The creative and philosophical decisions Morris makes from the outset separate Exposure from other expedition films. The opening scene of a Muslim chaplain dragging her enormous tractor tire through the streets of Manchester, with honking horns and the sound of ski poles clicking against the sidewalk, is a walk of pure conviction setting the stage for what’s to come. It’s funny not because it’s crazy and out of place but because it’s infused with extraordinary purpose.
“Many viewers expect a death-defying moment out on the ice as an opening,” says Morris. “But this film flips the script from the opening scene onwards—and that value is reflected in every aspect of a very challenging production.”
Capturing a polar expedition requires creative and well-planned filmmaking. Keeping camera batteries functioning in sub-zero temperatures was one challenge, but collecting real-time audio from explorers who could hardly pause for sit-down interviews was even more difficult.
“…the Muslim chaplain, a French biologist, a Qatari princess, and eight other women from the Arab World and the West.”
“Most expedition films, certainly polar expedition films, are narrated,” says Morris. “Because of the temperatures and not being able to interrupt the team’s forward motion, we placed a microphone on each woman 14 hours a day. When we returned to edit in Brooklyn, we had hundreds of hours of wild audio, and once we waded through it, we found the gems—what the women were really saying and experiencing under those layers of Arctic wear. Granted, 90% was panting and swearing, but the other 10% was magic. You don’t capture that if you’re reliant on sit-down interviews that happen after the fact.”
Dragging sledges for 14 hours a day to reach a place only known by its coordinates on a hand-held compass appears scary, but that was only a part of the mission. The result was everything that led to reaching the North Pole, a neutral and visually monotonous environment, which Morris captured with the Muslim chaplain, a French biologist, a Qatari princess, and eight other women from the Arab World and the West.
The authentic human drama Morris captures in Exposure adds to the known environmental drama of climate change, which is at the forefront of the film and an undercurrent to the documentary. Because of the melting ice cap and political conflict in the region, there have been no other expeditions to the North Pole since Exposure was shot.

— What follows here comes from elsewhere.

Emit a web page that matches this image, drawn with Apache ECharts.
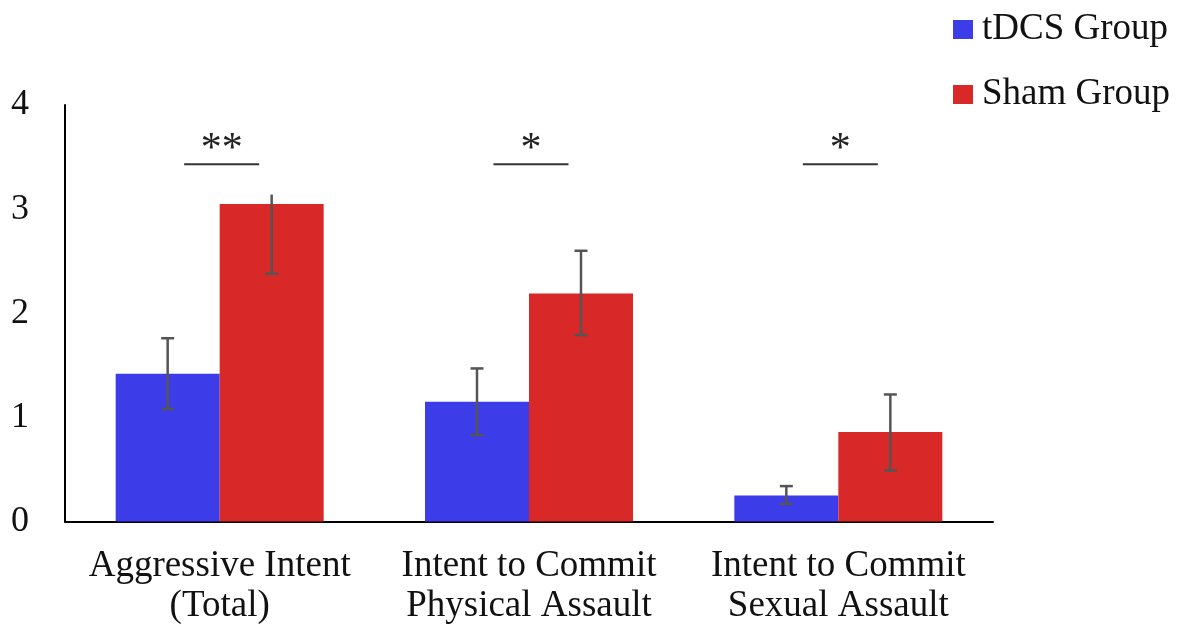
<!DOCTYPE html>
<html>
<head>
<meta charset="utf-8">
<script src="https://cdn.jsdelivr.net/npm/echarts@6/dist/echarts.min.js"></script>
<style>
  html, body { margin: 0; padding: 0; background: #fff; }
  #chart { width: 1177px; height: 627px; }
</style>
</head>
<body>
<div id="chart"></div>
<script>
// ---- data ----
var categories = ['Aggressive Intent\n(Total)', 'Intent to Commit\nPhysical Assault', 'Intent to Commit\nSexual Assault'];
var seriesNames = ['tDCS Group', 'Sham Group'];
var tdcsValues = [1.42, 1.15, 0.25];
var shamValues = [3.05, 2.19, 0.86];
var tdcsLow = [1.08, 0.83, 0.17];
var tdcsHigh = [1.76, 1.47, 0.34];
var shamLow = [2.38, 1.79, 0.49];
var shamHigh = [3.14, 2.60, 1.22];
var shamTopCap = [false, true, true];
var tdcsTopCap = [true, true, true];
var sigLevel = [3.43, 3.43, 3.43];
var sigLabels = ['**', '*', '*'];
var yTicks = [0, 1, 2, 3, 4];

// ---- style ----
var FONT = '"Liberation Serif", "Times New Roman", serif';
var BLUE = '#3c3ce8';
var RED = '#d82828';
var BAR_WIDTH = 104;
var ERR_COLOR = '#555555';

var chart = echarts.init(document.getElementById('chart'), null, { renderer: 'canvas' });

function errData(low, high, caps) {
  return low.map(function (l, i) { return [i, l, high[i], caps[i] ? 1 : 0]; });
}

function makeErrRender(sign) {
  return function (params, api) {
    var idx = api.value(0);
    var lowP = api.coord([idx, api.value(1)]);
    var highP = api.coord([idx, api.value(2)]);
    var x = lowP[0] + sign * BAR_WIDTH / 2;
    var capHalf = 6.5;
    var style = { stroke: ERR_COLOR, lineWidth: 2.5 };
    var children = [
      { type: 'line', shape: { x1: x, y1: lowP[1], x2: x, y2: highP[1] }, style: style },
      { type: 'line', shape: { x1: x - capHalf, y1: lowP[1], x2: x + capHalf, y2: lowP[1] }, style: style }
    ];
    if (api.value(3)) {
      children.push({ type: 'line', shape: { x1: x - capHalf, y1: highP[1], x2: x + capHalf, y2: highP[1] }, style: style });
    }
    return { type: 'group', children: children };
  };
}

var sigData = sigLevel.map(function (v, i) { return [i, v, sigLabels[i]]; });

var option = {
  backgroundColor: '#ffffff',
  animation: false,
  legend: {
    data: seriesNames,
    orient: 'vertical',
    left: 948,
    top: 6,
    icon: 'rect',
    itemWidth: 20,
    itemHeight: 19,
    itemGap: 28,
    textStyle: { fontFamily: FONT, fontSize: 37, color: '#111', lineHeight: 37, padding: [0, 0, 0, 4] }
  },
  grid: { left: 65, right: 184, top: 105, bottom: 105.5, containLabel: false },
  xAxis: {
    type: 'category',
    data: categories,
    axisLine: { show: true, lineStyle: { color: '#000', width: 2 } },
    axisTick: { show: false },
    axisLabel: { interval: 0, fontFamily: FONT, fontSize: 37, lineHeight: 40, color: '#111', margin: 25 },
    splitLine: { show: false }
  },
  yAxis: {
    type: 'value',
    min: yTicks[0],
    max: yTicks[yTicks.length - 1],
    interval: 1,
    axisLine: { show: true, lineStyle: { color: '#000', width: 2 } },
    axisTick: { show: false },
    splitLine: { show: false },
    axisLabel: { fontFamily: FONT, fontSize: 36, color: '#111', margin: 36 }
  },
  series: [
    {
      name: seriesNames[0], type: 'bar', data: tdcsValues,
      barWidth: BAR_WIDTH, barGap: '0%',
      itemStyle: { color: BLUE }
    },
    {
      name: seriesNames[1], type: 'bar', data: shamValues,
      barWidth: BAR_WIDTH, barGap: '0%',
      itemStyle: { color: RED }
    },
    {
      type: 'custom', name: 'tdcsErr', z: 5,
      renderItem: makeErrRender(-1),
      encode: { x: 0, y: [1, 2] },
      data: errData(tdcsLow, tdcsHigh, tdcsTopCap)
    },
    {
      type: 'custom', name: 'shamErr', z: 5,
      renderItem: makeErrRender(1),
      encode: { x: 0, y: [1, 2] },
      data: errData(shamLow, shamHigh, shamTopCap)
    },
    {
      type: 'custom', name: 'sig', z: 6,
      encode: { x: 0, y: 1 },
      data: sigData,
      renderItem: function (params, api) {
        var idx = api.value(0);
        var p = api.coord([idx, api.value(1)]);
        var cx = p[0] + 2;
        var half = 37.5;
        return {
          type: 'group',
          children: [
            { type: 'line', shape: { x1: cx - half, y1: p[1], x2: cx + half, y2: p[1] }, style: { stroke: '#333', lineWidth: 2 } },
            { type: 'text', style: { text: sigLabels[params.dataIndex], x: cx, y: p[1] - 14, align: 'center', verticalAlign: 'middle', fontFamily: FONT, fontSize: 42, fill: '#222' } }
          ]
        };
      }
    }
  ]
};

chart.setOption(option);
</script>
</body>
</html>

“Exposure was always going to be a history-making film,” says Morris. “But it’s now an important historical document. The grim reality is that this expedition was likely the last. The degrading Arctic sea ice is its own ticking clock. Scientists predict that it will only hold for another dozen or so years. But it’s also geo-political as this type of expedition is dependent on Russian air support and the seasonally-built Russian Ice Station, Barneo. With the war, none of that is happening. With each passing year, it becomes more and more likely this extraordinary team will be the last, ever expedition to reach the pole.”